L’affresco Il Trionfo del nome di Gesù, dipinto sulla volta della navata della Chiesa del Gesù a Roma, è un capolavoro celeberrimo e da sempre celebrato e riconosciuto come una delle opere monumentali più importanti del periodo tardo Barocco a Roma, impresa insuperata dell’artista genovese Giovan Battista Gaulli (Genova 1639 – Roma 1709), detto il Baciccia (o Baciccio).
Questa imponente opera fu commissionata dal Cardinal Francesco Negrone, anch’egli genovese, allora titolare di Santa Maria del Gesù. Per portarla a termine, ci vollero 5 anni (1674-79) di alacre lavoro dell’artista con la preziosa collaborazione di eccellenti personalità dell’arte scultorea di allora: Antonio Raggi e Leonardo Reti che realizzarono il complesso sistema di stucchi.

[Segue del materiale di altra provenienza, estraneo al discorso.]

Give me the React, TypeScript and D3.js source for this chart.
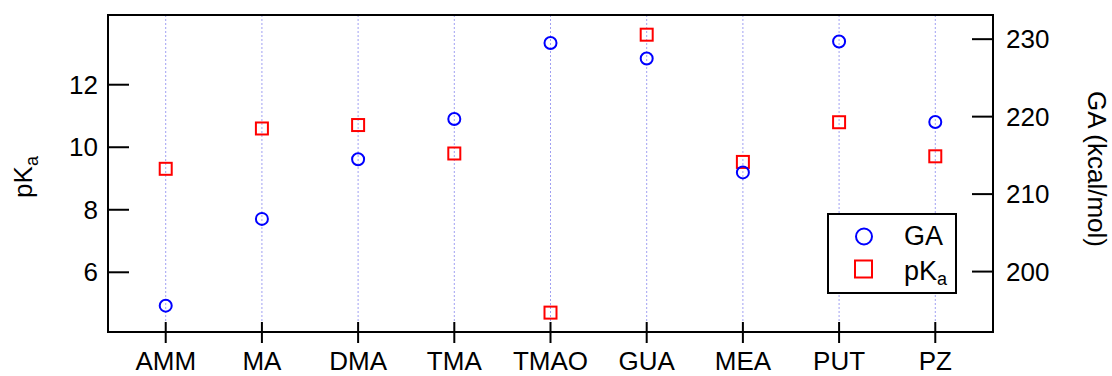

Di questa illusionistica meraviglia barocca si è detto tutto, le informazioni che si trovano sono complete e dettagliate, ma pochi conoscono il bozzetto dell’opera esposto alla Galleria Spada a poca distanza dalla chiesa del Gesù.
Conoscerlo è forse il tassello mancante per completarne la comprensione.
Questo enorme affresco, anche ammirandolo dal vivo, ha una struttura così potente e vorticosa che la meraviglia può prevaricare la lettura esatta dei vari elementi che lo compongono, la pittura e la scultura infatti, si intersecano con una tale continuità, che queste due forme d’arte a servizio di un unico progetto organico si fondono in una armonia così perfetta che non si percepisce dove finisca la pittura e inizi la scultura o viceversa.
Osservando il bozzetto, un dipinto a olio di grandi dimensioni (cm 179,5 x 120) si distingue perfettamente il confine dell’affresco vero e proprio che esce dal cornicione della volta in un effetto trompe l’oeil e si allarga sul soffitto a cassettoni, e si vede che anche le ombre sono dipinte e non prodotte da corpi solidi.
I Gesuiti richiesero, come di prassi per le opere monumentali, il progetto prima di approvare l’opera, che rispose appieno alle aspettative, con il trionfo al centro, come un sole, del monogramma di Cristo, emblema della compagnia di Sant’Ignazio. Da questa potente fonte di luce, secondo un preciso ordine morale, le allegorie del peccato, delle eresie, della vanità si allontanano e vengono dipinte in contrasto con toni lividi e in ombra. Dalla luce abbagliante del cielo e le figure traslucide immerse nel chiarore divino, ai corpi solidi e pesanti su nuvole scure con le loro ombre proiettate (ma in realtà dipinte).
Grazie al cardinal Fabrizio Spada questo capolavoro di ideazione si trova custodito in questa preziosa galleria. Vederlo e contemplarlo svela che la grandezza dell’opera monumentale non è solo nella sua dimensione, ma nella perfezione della fase progettuale che rimane il primo e più sincero pensiero dell’artista.